▸ **AIM OF THE EXERCISE**:
Extract the whole listing as it stands. Do not include the pictures.
━━━ DATA PROVIDED ━━━
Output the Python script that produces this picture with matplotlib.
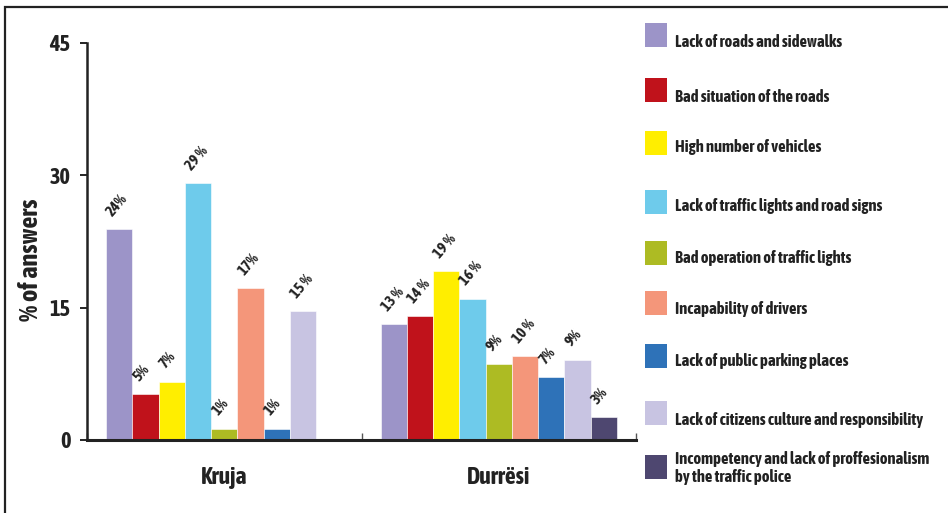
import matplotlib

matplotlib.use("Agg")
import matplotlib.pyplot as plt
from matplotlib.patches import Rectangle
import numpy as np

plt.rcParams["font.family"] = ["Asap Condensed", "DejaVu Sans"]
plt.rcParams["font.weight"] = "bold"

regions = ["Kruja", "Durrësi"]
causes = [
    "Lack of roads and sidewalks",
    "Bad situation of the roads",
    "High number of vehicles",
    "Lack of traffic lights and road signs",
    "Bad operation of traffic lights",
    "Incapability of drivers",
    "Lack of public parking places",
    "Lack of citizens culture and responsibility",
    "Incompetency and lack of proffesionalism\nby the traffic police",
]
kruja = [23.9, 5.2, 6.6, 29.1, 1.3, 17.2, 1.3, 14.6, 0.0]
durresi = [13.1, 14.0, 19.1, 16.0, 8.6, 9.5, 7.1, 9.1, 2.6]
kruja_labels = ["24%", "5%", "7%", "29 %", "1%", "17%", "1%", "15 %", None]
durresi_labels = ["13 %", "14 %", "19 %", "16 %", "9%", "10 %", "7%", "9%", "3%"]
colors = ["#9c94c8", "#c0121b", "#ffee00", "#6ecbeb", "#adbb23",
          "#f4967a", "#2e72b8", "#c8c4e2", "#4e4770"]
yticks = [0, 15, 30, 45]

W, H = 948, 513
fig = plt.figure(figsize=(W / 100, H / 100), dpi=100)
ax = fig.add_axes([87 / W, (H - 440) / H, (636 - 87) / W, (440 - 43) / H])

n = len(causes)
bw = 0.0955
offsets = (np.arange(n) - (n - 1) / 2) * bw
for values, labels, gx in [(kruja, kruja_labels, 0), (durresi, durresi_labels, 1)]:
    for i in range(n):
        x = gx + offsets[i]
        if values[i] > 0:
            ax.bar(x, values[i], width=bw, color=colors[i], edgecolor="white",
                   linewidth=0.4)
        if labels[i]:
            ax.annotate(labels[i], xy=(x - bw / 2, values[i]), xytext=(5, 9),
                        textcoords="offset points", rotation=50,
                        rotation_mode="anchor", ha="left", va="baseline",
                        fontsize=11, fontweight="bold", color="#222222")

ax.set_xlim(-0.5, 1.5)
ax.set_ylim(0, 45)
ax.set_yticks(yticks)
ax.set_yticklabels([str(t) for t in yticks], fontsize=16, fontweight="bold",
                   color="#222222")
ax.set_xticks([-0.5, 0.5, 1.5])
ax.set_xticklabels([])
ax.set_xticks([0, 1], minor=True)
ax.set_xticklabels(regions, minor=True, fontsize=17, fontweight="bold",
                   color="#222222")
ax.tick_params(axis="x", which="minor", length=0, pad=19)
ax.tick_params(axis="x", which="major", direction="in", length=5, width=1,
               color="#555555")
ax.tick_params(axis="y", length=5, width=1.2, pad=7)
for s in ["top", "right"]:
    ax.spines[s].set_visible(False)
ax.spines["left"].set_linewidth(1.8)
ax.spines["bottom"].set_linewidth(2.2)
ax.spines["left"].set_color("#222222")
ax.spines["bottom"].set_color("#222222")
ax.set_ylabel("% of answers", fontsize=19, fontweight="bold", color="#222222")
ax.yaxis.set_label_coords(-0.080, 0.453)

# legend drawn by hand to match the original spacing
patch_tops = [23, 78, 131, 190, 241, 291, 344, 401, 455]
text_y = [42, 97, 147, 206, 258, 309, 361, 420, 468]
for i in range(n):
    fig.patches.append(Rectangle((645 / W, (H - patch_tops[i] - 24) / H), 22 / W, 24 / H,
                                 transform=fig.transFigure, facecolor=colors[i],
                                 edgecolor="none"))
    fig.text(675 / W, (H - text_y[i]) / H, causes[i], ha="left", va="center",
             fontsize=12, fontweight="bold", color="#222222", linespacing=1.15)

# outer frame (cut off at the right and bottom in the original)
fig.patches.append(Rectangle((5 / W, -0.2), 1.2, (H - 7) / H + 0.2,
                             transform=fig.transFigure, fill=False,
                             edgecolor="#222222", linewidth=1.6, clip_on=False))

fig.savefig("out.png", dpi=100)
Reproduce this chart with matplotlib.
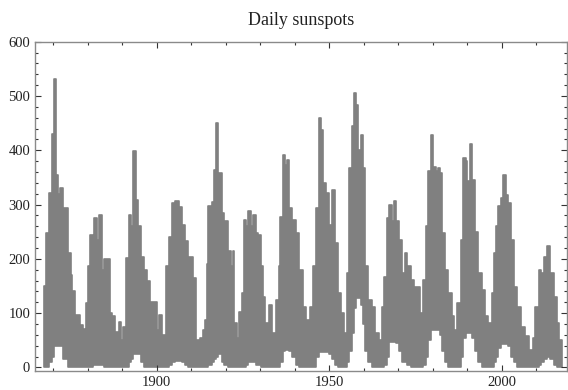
━━━
▸ **WRITTEN ANSWER**:
Output the Python script that produces this picture with matplotlib.
import matplotlib

matplotlib.use("Agg")
import matplotlib.pyplot as plt
from matplotlib.patches import Rectangle
import numpy as np

plt.rcParams["font.family"] = ["Asap Condensed", "DejaVu Sans"]
plt.rcParams["font.weight"] = "bold"

regions = ["Kruja", "Durrësi"]
causes = [
    "Lack of roads and sidewalks",
    "Bad situation of the roads",
    "High number of vehicles",
    "Lack of traffic lights and road signs",
    "Bad operation of traffic lights",
    "Incapability of drivers",
    "Lack of public parking places",
    "Lack of citizens culture and responsibility",
    "Incompetency and lack of proffesionalism\nby the traffic police",
]
kruja = [23.9, 5.2, 6.6, 29.1, 1.3, 17.2, 1.3, 14.6, 0.0]
durresi = [13.1, 14.0, 19.1, 16.0, 8.6, 9.5, 7.1, 9.1, 2.6]
kruja_labels = ["24%", "5%", "7%", "29 %", "1%", "17%", "1%", "15 %", None]
durresi_labels = ["13 %", "14 %", "19 %", "16 %", "9%", "10 %", "7%", "9%", "3%"]
colors = ["#9c94c8", "#c0121b", "#ffee00", "#6ecbeb", "#adbb23",
          "#f4967a", "#2e72b8", "#c8c4e2", "#4e4770"]
yticks = [0, 15, 30, 45]

W, H = 948, 513
fig = plt.figure(figsize=(W / 100, H / 100), dpi=100)
ax = fig.add_axes([87 / W, (H - 440) / H, (636 - 87) / W, (440 - 43) / H])

n = len(causes)
bw = 0.0955
offsets = (np.arange(n) - (n - 1) / 2) * bw
for values, labels, gx in [(kruja, kruja_labels, 0), (durresi, durresi_labels, 1)]:
    for i in range(n):
        x = gx + offsets[i]
        if values[i] > 0:
            ax.bar(x, values[i], width=bw, color=colors[i], edgecolor="white",
                   linewidth=0.4)
        if labels[i]:
            ax.annotate(labels[i], xy=(x - bw / 2, values[i]), xytext=(5, 9),
                        textcoords="offset points", rotation=50,
                        rotation_mode="anchor", ha="left", va="baseline",
                        fontsize=11, fontweight="bold", color="#222222")

ax.set_xlim(-0.5, 1.5)
ax.set_ylim(0, 45)
ax.set_yticks(yticks)
ax.set_yticklabels([str(t) for t in yticks], fontsize=16, fontweight="bold",
                   color="#222222")
ax.set_xticks([-0.5, 0.5, 1.5])
ax.set_xticklabels([])
ax.set_xticks([0, 1], minor=True)
ax.set_xticklabels(regions, minor=True, fontsize=17, fontweight="bold",
                   color="#222222")
ax.tick_params(axis="x", which="minor", length=0, pad=19)
ax.tick_params(axis="x", which="major", direction="in", length=5, width=1,
               color="#555555")
ax.tick_params(axis="y", length=5, width=1.2, pad=7)
for s in ["top", "right"]:
    ax.spines[s].set_visible(False)
ax.spines["left"].set_linewidth(1.8)
ax.spines["bottom"].set_linewidth(2.2)
ax.spines["left"].set_color("#222222")
ax.spines["bottom"].set_color("#222222")
ax.set_ylabel("% of answers", fontsize=19, fontweight="bold", color="#222222")
ax.yaxis.set_label_coords(-0.080, 0.453)

# legend drawn by hand to match the original spacing
patch_tops = [23, 78, 131, 190, 241, 291, 344, 401, 455]
text_y = [42, 97, 147, 206, 258, 309, 361, 420, 468]
for i in range(n):
    fig.patches.append(Rectangle((645 / W, (H - patch_tops[i] - 24) / H), 22 / W, 24 / H,
                                 transform=fig.transFigure, facecolor=colors[i],
                                 edgecolor="none"))
    fig.text(675 / W, (H - text_y[i]) / H, causes[i], ha="left", va="center",
             fontsize=12, fontweight="bold", color="#222222", linespacing=1.15)

# outer frame (cut off at the right and bottom in the original)
fig.patches.append(Rectangle((5 / W, -0.2), 1.2, (H - 7) / H + 0.2,
                             transform=fig.transFigure, fill=False,
                             edgecolor="#222222", linewidth=1.6, clip_on=False))

fig.savefig("out.png", dpi=100)
Reproduce this chart with matplotlib.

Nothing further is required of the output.